Finanzministerium: Gesetz ist verfassungsfest
Die Anrechnung eines Ehegatteneinkommens in Minijob-Höhe bei der Bemessung der Mindestalimentation werde gutachterlich „als solche nicht beanstandet“, sondern „lediglich Detailfragen der Umsetzung“, erwiderte das Düsseldorfer Finanzministerium. „Damit wird der bisherige Hauptkritikpunkt am neuen besoldungsrechtlichen Leitbild der Mehrverdiener-Familie aus Sicht der Landesregierung nicht aufgegriffen.“
Die Landesregierung gehe weiterhin von der Verfassungsmäßigkeit ihrer gesetzlichen Regelungen aus. „Die Forderungen des Gutachters gehen über die Vorgaben des Bundesverfassungsgerichts hinaus“, wandte das Finanzministerium ein. Letztere seien nach Auffassung eines anderen ehemaligen Bundesverfassungsrichters „schulbuchmäßig umgesetzt“ worden.
Ein zunehmendes Strukturproblem für die Besoldungsgesetzgeber sei aber „die vom Bund geregelte und mittlerweile massiv erhöhte Grundsicherung“, argumentierte das Ministerium weiterhin. „Da inzwischen von fast allen Ländern die Anrechnung von Ehegatteneinkommen vorgesehen ist – und der Bund dies plant – wird naturgemäß das Bundesverfassungsgericht bei den aufgeworfenen Fragen das letzte Wort haben.“
Beamtenbund und Opposition fordern Kehrtwende
Aus Sicht des DBB drohen dem Land zahlreiche Klagen seiner Bediensteten.
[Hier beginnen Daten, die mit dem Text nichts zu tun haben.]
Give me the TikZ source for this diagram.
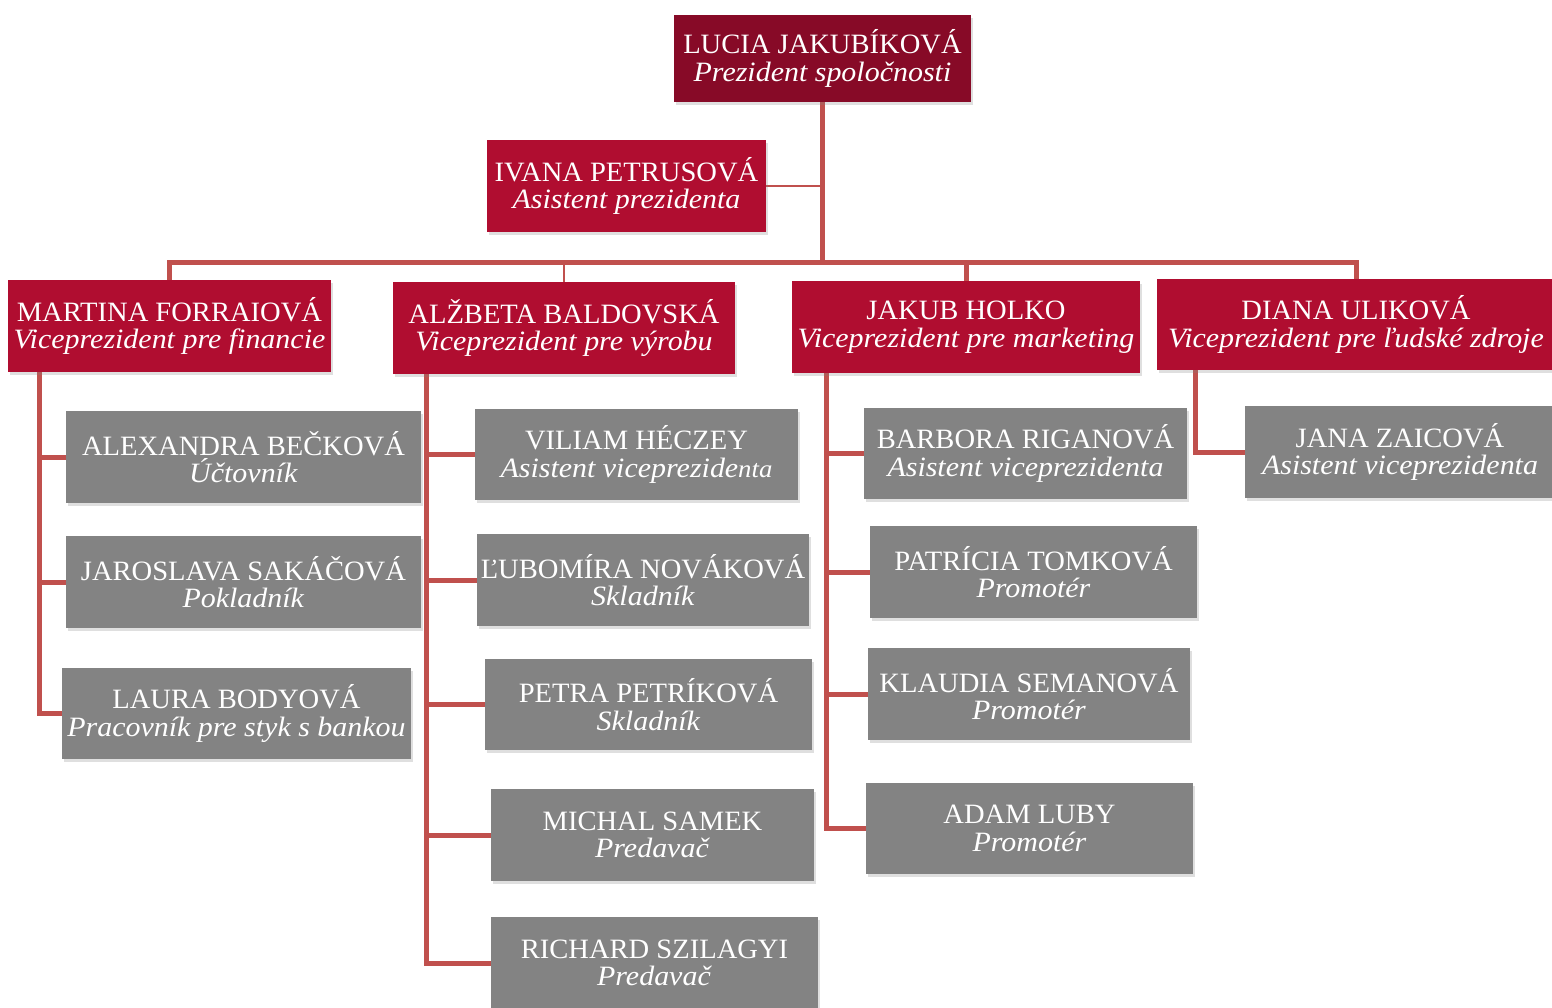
\documentclass[tikz,border=0pt]{standalone}
\usepackage{fontspec}
\setmainfont{Liberation Serif}[UprightFeatures={FakeStretch=1.02},ItalicFeatures={FakeStretch=1.07}]
\usetikzlibrary{shadows,backgrounds,calc}
\definecolor{topred}{HTML}{870A27}
\definecolor{vpred}{HTML}{B00D30}
\definecolor{staffgray}{HTML}{838383}
\definecolor{linered}{HTML}{C0504D}
\begin{document}
\begin{tikzpicture}[x=1pt,y=-1pt,
  box/.style={rectangle, inner sep=0pt, align=center, text=white,
    font=\fontsize{28}{27.5}\selectfont,
    drop shadow={shadow xshift=1.5pt, shadow yshift=-3pt, opacity=0.25}},
  topbox/.style={box, fill=topred},
  redbox/.style={box, fill=vpred},
  graybox/.style={box, fill=staffgray},
  trunk/.style={draw=linered, line width=5pt, line join=miter},
  twig/.style={draw=linered, line width=2pt},
  sz/.style 2 args={minimum width=#1pt, minimum height=#2pt}]
\useasboundingbox (0,0) rectangle (1552,1007);

% top level
\node[topbox, sz={297}{87}] (lucia) at (822.5,58.5) {LUCIA JAKUBÍKOVÁ\\\textit{Prezident spoločnosti}};
\node[redbox, sz={279}{92}] (ivana) at (626.5,186) {IVANA PETRUSOVÁ\\\textit{Asistent prezidenta}};

% vice presidents
\node[redbox, sz={323}{92}] (martina) at (169.5,326) {MARTINA FORRAIOVÁ\\\textit{Viceprezident pre financie}};
\node[redbox, sz={342}{92}] (alzbeta) at (564,328) {ALŽBETA BALDOVSKÁ\\\textit{Viceprezident pre výrobu}};
\node[redbox, sz={348}{92}] (jakub) at (966,327) {JAKUB HOLKO\\\textit{Viceprezident pre marketing}};
\node[redbox, sz={398}{91}] (diana) at (1356,324.5) {DIANA ULIKOVÁ\\\textit{Viceprezident pre ľudské zdroje}};

% finance
\node[graybox, sz={355}{92}] (alexandra) at (243.5,457) {ALEXANDRA BEČKOVÁ\\\textit{Účtovník}};
\node[graybox, sz={355}{92}] (jaroslava) at (243.5,582) {JAROSLAVA SAKÁČOVÁ\\\textit{Pokladník}};
\node[graybox, sz={349}{91}] (laura) at (236.5,713.5) {LAURA BODYOVÁ\\\textit{Pracovník pre styk s bankou}};

% production
\node[graybox, sz={323}{91}] (viliam) at (636.5,454.5) {VILIAM HÉCZEY\\\textit{Asistent viceprezide{\fontsize{25}{27.5}\selectfont nta}}};
\node[graybox, sz={332}{92}] (lubomira) at (643,580) {ĽUBOMÍRA NOVÁKOVÁ\\\textit{Skladník}};
\node[graybox, sz={327}{91}] (petra) at (648.5,704.5) {PETRA PETRÍKOVÁ\\\textit{Skladník}};
\node[graybox, sz={323}{92}] (michal) at (652.5,835) {MICHAL SAMEK\\\textit{Predavač}};
\node[graybox, sz={327}{92}] (richard) at (654.5,963) {RICHARD SZILAGYI\\\textit{Predavač}};

% marketing
\node[graybox, sz={323}{91}] (barbora) at (1025.5,453.5) {BARBORA RIGANOVÁ\\\textit{Asistent viceprezidenta}};
\node[graybox, sz={327}{92}] (patricia) at (1033.5,572) {PATRÍCIA TOMKOVÁ\\\textit{Promotér}};
\node[graybox, sz={322}{92}] (klaudia) at (1029,694) {KLAUDIA SEMANOVÁ\\\textit{Promotér}};
\node[graybox, sz={327}{91}] (adam) at (1029.5,828.5) {ADAM LUBY\\\textit{Promotér}};

% human resources
\node[graybox, sz={310}{92}] (jana) at (1400,452) {JANA ZAICOVÁ\\\textit{Asistent viceprezidenta}};

\coordinate (hub) at (822.5,262);
\coordinate (mv) at ($(martina.south west)+(32,0)$);
\coordinate (av) at ($(alzbeta.south west)+(34,0)$);
\coordinate (jv) at ($(jakub.south west)+(35,0)$);
\coordinate (dv) at ($(diana.south west)+(39,0)$);

\begin{scope}[on background layer]
\fill[white] (0,0) rectangle (1552,1007);
\draw[trunk] (lucia.south) -- (hub);
\draw[trunk] (martina.north) -- (martina.north |- hub) -- (diana.north |- hub) -- (diana.north);
\draw[trunk] (jakub.north) -- (jakub.north |- hub);
\draw[twig] (alzbeta.north) -- (alzbeta.north |- hub);
\draw[twig] (ivana.east) -- (ivana.east -| hub);

\draw[trunk] (mv) -- (mv |- laura.west) -- (laura.west);
\draw[trunk] (mv |- alexandra.west) -- (alexandra.west);
\draw[trunk] (mv |- jaroslava.west) -- (jaroslava.west);

\draw[trunk] (av) -- (av |- richard.west) -- (richard.west);
\draw[trunk] (av |- viliam.west) -- (viliam.west);
\draw[trunk] (av |- lubomira.west) -- (lubomira.west);
\draw[trunk] (av |- petra.west) -- (petra.west);
\draw[trunk] (av |- michal.west) -- (michal.west);

\draw[trunk] (jv) -- (jv |- adam.west) -- (adam.west);
\draw[trunk] (jv |- barbora.west) -- (barbora.west);
\draw[trunk] (jv |- patricia.west) -- (patricia.west);
\draw[trunk] (jv |- klaudia.west) -- (klaudia.west);

\draw[trunk] (dv) -- (dv |- jana.west) -- (jana.west);
\end{scope}
\end{tikzpicture}
\end{document}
Staude empfahl der Landesregierung, jetzt schon eine spezielle Risikorücklage in den Haushalt einzustellen.
Die SPD-Opposition forderte, die umstrittene Regelung nun auszusetzen. Trotz aller Warnungen von Gewerkschaftern und Opposition hätten CDU und Grüne ein fragwürdige, willkürliche Neuregelung verabschiedet, kritisierte der SPD-Landtagsabgeordnete Stefan Zimkeit. Das Vertrauen der Landesbeschäftigten in die Regierung sei dadurch erheblich beschädigt worden. Auch FDP-Vizefraktionschef Ralf Witzel forderte von der Landesregierung „eine Neubewertung und Kehrtwende im Umgang mit den Landesbediensteten“.